- [TASK TO COMPLETE] Return each line of the records holding the string "standalone".
--- DATA LINES ---
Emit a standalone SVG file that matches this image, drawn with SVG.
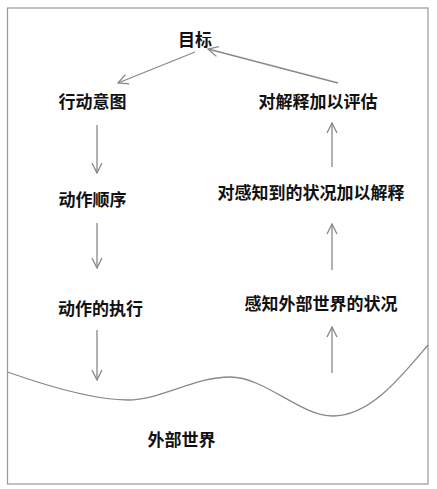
<svg xmlns="http://www.w3.org/2000/svg" width="437" height="489" viewBox="0 0 437 489">
<style>
.t{font-family:"Noto Sans CJK SC","Noto Sans CJK JP",sans-serif;font-size:17px;font-weight:700;fill:#111;text-anchor:middle;dominant-baseline:central}
.c{stroke:#888;stroke-width:1.3;fill:none}
</style>
<defs>
<marker id="ah" viewBox="0 0 12 12" refX="11" refY="6" markerWidth="12" markerHeight="12" markerUnits="userSpaceOnUse" orient="auto">
<path d="M1,1 L11,6 L1,11" fill="none" stroke="#888" stroke-width="1.3"/>
</marker>
</defs>
<rect x="7.5" y="8" width="420.5" height="476" fill="#fff" stroke="#999" stroke-width="1.2"/>
<g id="connectors">
<path class="c" d="M195,52 L118,83" marker-end="url(#ah)"/>
<path class="c" d="M338,83 L208,49" marker-end="url(#ah)"/>
<path class="c" d="M97,125 L97,173" marker-end="url(#ah)"/>
<path class="c" d="M97,223 L97,268" marker-end="url(#ah)"/>
<path class="c" d="M97,330 L97,380" marker-end="url(#ah)"/>
<path class="c" d="M332,167 L332,123" marker-end="url(#ah)"/>
<path class="c" d="M332,270 L332,224" marker-end="url(#ah)"/>
<path class="c" d="M332,373 L332,327" marker-end="url(#ah)"/>
</g>
<path id="wave" class="c" d="M7.5,372 C50,387 95,400 128,400 C160,400 195,377 230,377 C265,377 300,416 333,416 C370,416 400,378 428,345"/>
<g id="goal"><text class="t" x="195" y="38">目标</text></g>
<g id="intent"><text class="t" x="92.5" y="100">行动意图</text></g>
<g id="evaluate"><text class="t" x="318" y="100">对解释加以评估</text></g>
<g id="sequence"><text class="t" x="92.5" y="198">动作顺序</text></g>
<g id="interpret"><text class="t" x="311" y="191">对感知到的状况加以解释</text></g>
<g id="execute"><text class="t" x="100.5" y="307">动作的执行</text></g>
<g id="perceive"><text class="t" x="321" y="302">感知外部世界的状况</text></g>
<g id="world"><text class="t" x="181.5" y="438">外部世界</text></g>
</svg>
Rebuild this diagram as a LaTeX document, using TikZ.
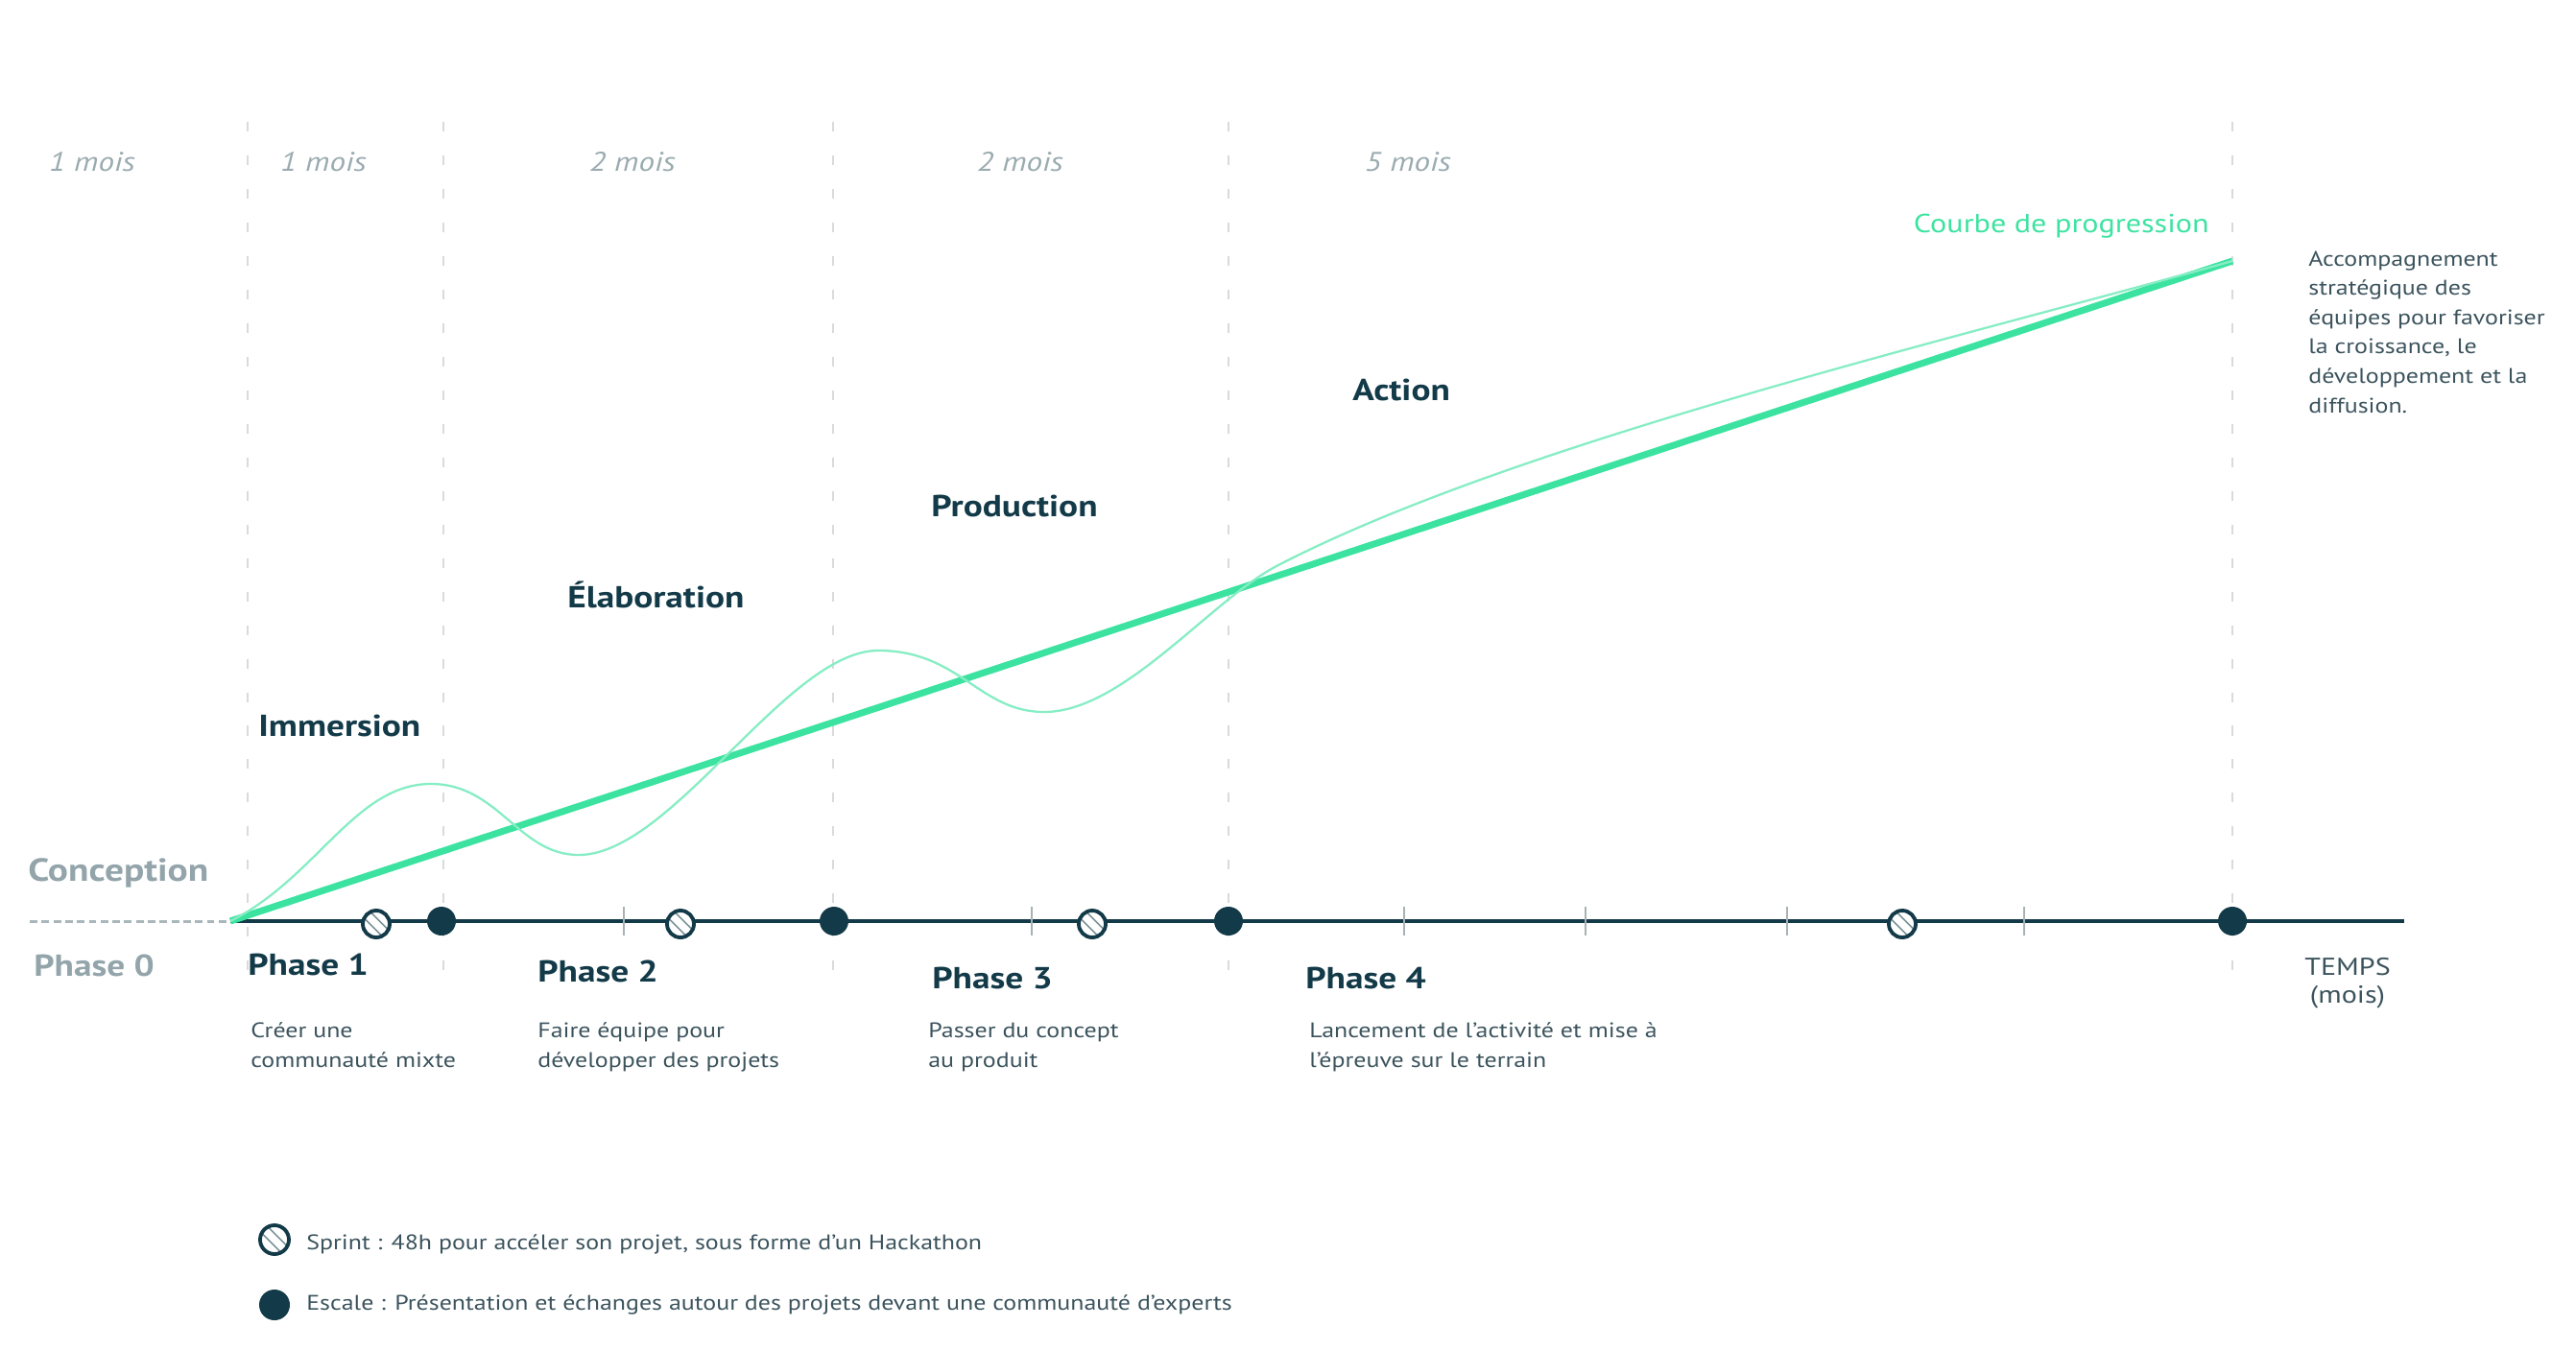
\documentclass[tikz,border=0pt]{standalone}
\usepackage{fontspec}
\setmainfont{PT Sans}[FakeStretch=1.18]
\usepackage{tikz}
\usetikzlibrary{positioning,calc}

\definecolor{navy}{HTML}{133A48}
\definecolor{slate}{HTML}{3B535D}
\definecolor{labelgrey}{HTML}{93A5AA}
\definecolor{monthgrey}{HTML}{9AABB0}
\definecolor{gridgrey}{HTML}{DADADA}
\definecolor{tickgrey}{HTML}{A8B2B5}
\definecolor{mint}{HTML}{3CE3A0}
\definecolor{mintlight}{HTML}{86EDC4}

\begin{document}
\begin{tikzpicture}[x=0.2mm, y=-0.2mm,
  grid/.style={draw=gridgrey, line width=1.6pt, dash pattern=on 5.7pt off 14.2pt},
  tickmark/.style={draw=tickgrey, line width=1.1pt},
  axis/.style={draw=navy, line width=2.8pt},
  phasezero/.style={draw=labelgrey!80, line width=1.7pt, dash pattern=on 4.5pt off 2.5pt},
  trend/.style={draw=mint, line width=4pt},
  wave/.style={draw=mintlight, line width=1.3pt},
  escale/.style={circle, fill=navy, minimum size=6mm, inner sep=0pt},
  sprint/.style={circle, draw=navy, line width=2.2pt, fill=white, minimum size=5.6mm, inner sep=0pt,
    path picture={
      \draw[navy!55, line width=0.9pt] ([shift={(-0.65mm,-0.65mm)}]path picture bounding box.center) ++(-4mm,4mm) -- ++(8mm,-8mm);
      \draw[navy!55, line width=0.9pt] ([shift={(0.65mm,0.65mm)}]path picture bounding box.center) ++(-4mm,4mm) -- ++(8mm,-8mm);
    }},
  month/.style={font=\fontsize{16}{19}\selectfont\itshape, text=monthgrey, anchor=base, inner sep=0pt},
  stage/.style={font=\fontsize{18}{22}\selectfont\bfseries, text=navy, anchor=base west, inner sep=0pt},
  desc/.style={font=\fontsize{12.5}{17.1}\selectfont, text=slate, align=left, anchor=base west, inner sep=0pt},
]
\useasboundingbox (0,0) rectangle (2684,1406);

% month grid
\foreach \x in {258,462,868,1280,2326}
  \draw[grid] (\x,127) -- (\x,1022);
\node[month] (m0) at (96,178) {1 mois};
\node[month] (m1) at (337,178) {1 mois};
\node[month] (m2) at (659,178) {2 mois};
\node[month] (m3) at (1063,178) {2 mois};
\node[month] (m4) at (1467,178) {5 mois};

% time axis
\coordinate (start) at (31,960);
\coordinate (origin) at (240,960);
\coordinate (axisend) at (2505,960);
\coordinate (goal) at (2326,272);
\draw[phasezero] (start) -- (origin);
\draw[axis] (origin) -- (axisend);
\foreach \x in {650,1075,1463,1652,1862,2109}
  \draw[tickmark] (\x,945) -- (\x,975);

% progression
\draw[trend] (origin) -- (goal);
\draw[wave] (origin) .. controls (330,915) and (370,817) .. (449,817)
  .. controls (520,817) and (540,891) .. (603,891)
  .. controls (700,891) and (820,678) .. (915,678)
  .. controls (1000,678) and (1020,742) .. (1088,742)
  .. controls (1170,742) and (1260,627) .. (1330,590)
  .. controls (1580,460) and (2050,350) .. (goal);
\node[font=\fontsize{15.5}{18}\selectfont, text=mint, anchor=base east, inner sep=0pt] (courbe) at (2302,242) {Courbe de progression};
% base of a multi-line node = its last line
\node[desc, font=\fontsize{12.5}{17.4}\selectfont] (accomp) at (2405,430) {Accompagnement\\stratégique des\\équipes pour favoriser\\la croissance, le\\développement et la\\diffusion.};

% milestones
\foreach \x [count=\i] in {392,709,1138,1982}
  \node[sprint] (spr\i) at (\x,963) {};
\foreach \x [count=\i] in {460,869,1280,2326}
  \node[escale] (esc\i) at (\x,960) {};

% stages
\node[stage] (immersion) at (269,767) {Immersion};
\node[stage] (elaboration) at (591,633) {Élaboration};
\node[stage] (production) at (970,538) {Production};
\node[stage] (action) at (1409,417) {Action};

% phases
\node[stage, text=labelgrey, font=\fontsize{19}{23}\selectfont\bfseries] (conception) at (29,918) {Conception};
\node[stage, text=labelgrey] (phase0) at (35,1017) {Phase 0};
\node[stage] (phase1) at (258,1016) {Phase 1};
\node[stage] (phase2) at (560,1023) {Phase 2};
\node[stage] (phase3) at (971,1030) {Phase 3};
\node[stage] (phase4) at (1360,1030) {Phase 4};
\node[desc, align=center, anchor=base, font=\fontsize{14.5}{16}\selectfont] (temps) at (2446,1045) {TEMPS\\(mois)};

\node[desc] (d1) at (261,1112) {Créer une\\communauté mixte};
\node[desc] (d2) at (560,1112) {Faire équipe pour\\développer des projets};
\node[desc] (d3) at (967,1112) {Passer du concept\\au produit};
\node[desc] (d4) at (1364,1112) {Lancement de l’activité et mise à\\l’épreuve sur le terrain};

% legend
\node[sprint, minimum size=6mm] (legsprint) at (286,1292) {};
\node[escale, minimum size=6.4mm] (legescale) at (286,1360) {};
\node[desc] (legtext1) at (319,1302) {Sprint : 48h pour accéler son projet, sous forme d’un Hackathon};
\node[desc] (legtext2) at (319,1365) {Escale : Présentation et échanges autour des projets devant une communauté d’experts};
\end{tikzpicture}
\end{document}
---
- [RESULT OF THE EXERCISE]
Emit a standalone SVG file that matches this image, drawn with SVG.
\documentclass[tikz,border=0pt]{standalone}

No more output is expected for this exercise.